• Source excerpt:

— START —

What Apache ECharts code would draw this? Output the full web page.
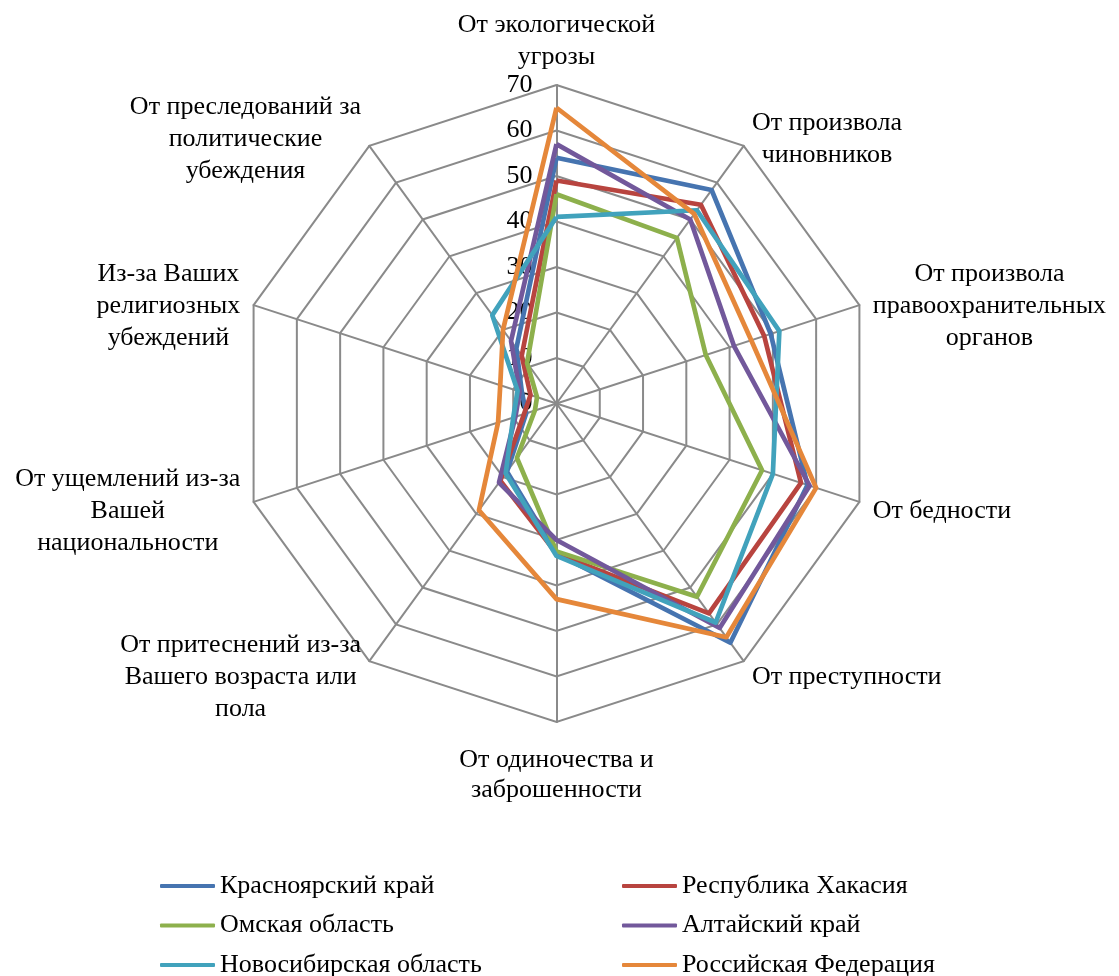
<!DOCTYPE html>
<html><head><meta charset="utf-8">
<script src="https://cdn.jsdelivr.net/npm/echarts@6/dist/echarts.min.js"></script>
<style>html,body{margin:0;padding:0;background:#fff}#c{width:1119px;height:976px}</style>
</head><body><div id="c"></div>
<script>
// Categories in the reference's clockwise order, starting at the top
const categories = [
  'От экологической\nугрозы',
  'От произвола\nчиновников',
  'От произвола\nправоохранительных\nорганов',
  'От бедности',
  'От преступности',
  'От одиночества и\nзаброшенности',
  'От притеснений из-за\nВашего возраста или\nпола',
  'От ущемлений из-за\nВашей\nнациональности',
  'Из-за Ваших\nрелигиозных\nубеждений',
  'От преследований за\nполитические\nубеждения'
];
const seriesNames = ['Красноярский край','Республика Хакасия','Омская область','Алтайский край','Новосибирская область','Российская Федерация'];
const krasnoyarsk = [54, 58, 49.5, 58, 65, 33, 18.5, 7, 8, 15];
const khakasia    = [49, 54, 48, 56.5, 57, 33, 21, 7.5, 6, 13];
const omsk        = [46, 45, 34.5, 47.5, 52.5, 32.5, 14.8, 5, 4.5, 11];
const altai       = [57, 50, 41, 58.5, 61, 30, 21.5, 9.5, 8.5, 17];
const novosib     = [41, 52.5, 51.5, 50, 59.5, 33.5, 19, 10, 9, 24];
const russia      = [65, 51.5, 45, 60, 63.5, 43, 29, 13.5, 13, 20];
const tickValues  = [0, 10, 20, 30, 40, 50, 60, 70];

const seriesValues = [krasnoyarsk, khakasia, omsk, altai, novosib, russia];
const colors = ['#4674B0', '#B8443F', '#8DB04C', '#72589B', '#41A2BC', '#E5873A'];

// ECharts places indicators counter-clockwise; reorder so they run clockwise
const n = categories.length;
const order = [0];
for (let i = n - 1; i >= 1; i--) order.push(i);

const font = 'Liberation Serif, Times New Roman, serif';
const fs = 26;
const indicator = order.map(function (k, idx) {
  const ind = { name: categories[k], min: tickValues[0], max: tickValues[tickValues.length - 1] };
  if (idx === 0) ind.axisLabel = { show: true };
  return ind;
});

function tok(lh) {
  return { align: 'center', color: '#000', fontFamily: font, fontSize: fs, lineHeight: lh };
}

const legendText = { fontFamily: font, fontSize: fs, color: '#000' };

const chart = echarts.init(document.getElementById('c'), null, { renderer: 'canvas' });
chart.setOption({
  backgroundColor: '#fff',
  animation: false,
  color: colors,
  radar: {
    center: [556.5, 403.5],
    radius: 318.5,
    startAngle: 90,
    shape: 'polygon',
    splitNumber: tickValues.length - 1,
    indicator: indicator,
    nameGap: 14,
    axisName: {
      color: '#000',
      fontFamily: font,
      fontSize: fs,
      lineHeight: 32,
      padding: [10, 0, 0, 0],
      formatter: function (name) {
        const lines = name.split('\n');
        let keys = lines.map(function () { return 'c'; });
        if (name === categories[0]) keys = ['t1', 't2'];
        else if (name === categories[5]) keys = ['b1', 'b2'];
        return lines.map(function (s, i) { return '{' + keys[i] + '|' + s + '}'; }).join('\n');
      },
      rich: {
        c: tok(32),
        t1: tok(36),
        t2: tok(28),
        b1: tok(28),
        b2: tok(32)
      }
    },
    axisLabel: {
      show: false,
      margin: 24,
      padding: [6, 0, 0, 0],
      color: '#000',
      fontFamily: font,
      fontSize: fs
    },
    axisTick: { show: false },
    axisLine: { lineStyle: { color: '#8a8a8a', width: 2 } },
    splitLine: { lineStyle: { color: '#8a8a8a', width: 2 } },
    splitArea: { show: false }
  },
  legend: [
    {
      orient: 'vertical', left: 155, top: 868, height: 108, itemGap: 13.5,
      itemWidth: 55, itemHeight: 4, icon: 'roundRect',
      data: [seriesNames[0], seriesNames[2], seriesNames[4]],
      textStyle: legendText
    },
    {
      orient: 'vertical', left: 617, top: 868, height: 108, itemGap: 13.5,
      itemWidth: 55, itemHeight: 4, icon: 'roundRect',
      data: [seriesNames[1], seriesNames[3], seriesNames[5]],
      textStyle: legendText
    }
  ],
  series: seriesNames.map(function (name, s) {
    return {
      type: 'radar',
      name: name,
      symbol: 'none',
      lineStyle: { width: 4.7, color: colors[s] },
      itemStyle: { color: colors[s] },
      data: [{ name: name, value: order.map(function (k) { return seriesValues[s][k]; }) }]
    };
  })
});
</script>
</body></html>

— END —

• Short problem: Transcribe the material exactly, and leave out whatever pictures it holds.

• Solution:
What Apache ECharts code would draw this? Output the full web page.
<!DOCTYPE html>
<html><head><meta charset="utf-8">
<script src="https://cdn.jsdelivr.net/npm/echarts@6/dist/echarts.min.js"></script>
<style>html,body{margin:0;padding:0;background:#fff}#c{width:1119px;height:976px}</style>
</head><body><div id="c"></div>
<script>
// Categories in the reference's clockwise order, starting at the top
const categories = [
  'От экологической\nугрозы',
  'От произвола\nчиновников',
  'От произвола\nправоохранительных\nорганов',
  'От бедности',
  'От преступности',
  'От одиночества и\nзаброшенности',
  'От притеснений из-за\nВашего возраста или\nпола',
  'От ущемлений из-за\nВашей\nнациональности',
  'Из-за Ваших\nрелигиозных\nубеждений',
  'От преследований за\nполитические\nубеждения'
];
const seriesNames = ['Красноярский край','Республика Хакасия','Омская область','Алтайский край','Новосибирская область','Российская Федерация'];
const krasnoyarsk = [54, 58, 49.5, 58, 65, 33, 18.5, 7, 8, 15];
const khakasia    = [49, 54, 48, 56.5, 57, 33, 21, 7.5, 6, 13];
const omsk        = [46, 45, 34.5, 47.5, 52.5, 32.5, 14.8, 5, 4.5, 11];
const altai       = [57, 50, 41, 58.5, 61, 30, 21.5, 9.5, 8.5, 17];
const novosib     = [41, 52.5, 51.5, 50, 59.5, 33.5, 19, 10, 9, 24];
const russia      = [65, 51.5, 45, 60, 63.5, 43, 29, 13.5, 13, 20];
const tickValues  = [0, 10, 20, 30, 40, 50, 60, 70];

const seriesValues = [krasnoyarsk, khakasia, omsk, altai, novosib, russia];
const colors = ['#4674B0', '#B8443F', '#8DB04C', '#72589B', '#41A2BC', '#E5873A'];

// ECharts places indicators counter-clockwise; reorder so they run clockwise
const n = categories.length;
const order = [0];
for (let i = n - 1; i >= 1; i--) order.push(i);

const font = 'Liberation Serif, Times New Roman, serif';
const fs = 26;
const indicator = order.map(function (k, idx) {
  const ind = { name: categories[k], min: tickValues[0], max: tickValues[tickValues.length - 1] };
  if (idx === 0) ind.axisLabel = { show: true };
  return ind;
});

function tok(lh) {
  return { align: 'center', color: '#000', fontFamily: font, fontSize: fs, lineHeight: lh };
}

const legendText = { fontFamily: font, fontSize: fs, color: '#000' };

const chart = echarts.init(document.getElementById('c'), null, { renderer: 'canvas' });
chart.setOption({
  backgroundColor: '#fff',
  animation: false,
  color: colors,
  radar: {
    center: [556.5, 403.5],
    radius: 318.5,
    startAngle: 90,
    shape: 'polygon',
    splitNumber: tickValues.length - 1,
    indicator: indicator,
    nameGap: 14,
    axisName: {
      color: '#000',
      fontFamily: font,
      fontSize: fs,
      lineHeight: 32,
      padding: [10, 0, 0, 0],
      formatter: function (name) {
        const lines = name.split('\n');
        let keys = lines.map(function () { return 'c'; });
        if (name === categories[0]) keys = ['t1', 't2'];
        else if (name === categories[5]) keys = ['b1', 'b2'];
        return lines.map(function (s, i) { return '{' + keys[i] + '|' + s + '}'; }).join('\n');
      },
      rich: {
        c: tok(32),
        t1: tok(36),
        t2: tok(28),
        b1: tok(28),
        b2: tok(32)
      }
    },
    axisLabel: {
      show: false,
      margin: 24,
      padding: [6, 0, 0, 0],
      color: '#000',
      fontFamily: font,
      fontSize: fs
    },
    axisTick: { show: false },
    axisLine: { lineStyle: { color: '#8a8a8a', width: 2 } },
    splitLine: { lineStyle: { color: '#8a8a8a', width: 2 } },
    splitArea: { show: false }
  },
  legend: [
    {
      orient: 'vertical', left: 155, top: 868, height: 108, itemGap: 13.5,
      itemWidth: 55, itemHeight: 4, icon: 'roundRect',
      data: [seriesNames[0], seriesNames[2], seriesNames[4]],
      textStyle: legendText
    },
    {
      orient: 'vertical', left: 617, top: 868, height: 108, itemGap: 13.5,
      itemWidth: 55, itemHeight: 4, icon: 'roundRect',
      data: [seriesNames[1], seriesNames[3], seriesNames[5]],
      textStyle: legendText
    }
  ],
  series: seriesNames.map(function (name, s) {
    return {
      type: 'radar',
      name: name,
      symbol: 'none',
      lineStyle: { width: 4.7, color: colors[s] },
      itemStyle: { color: colors[s] },
      data: [{ name: name, value: order.map(function (k) { return seriesValues[s][k]; }) }]
    };
  })
});
</script>
</body></html>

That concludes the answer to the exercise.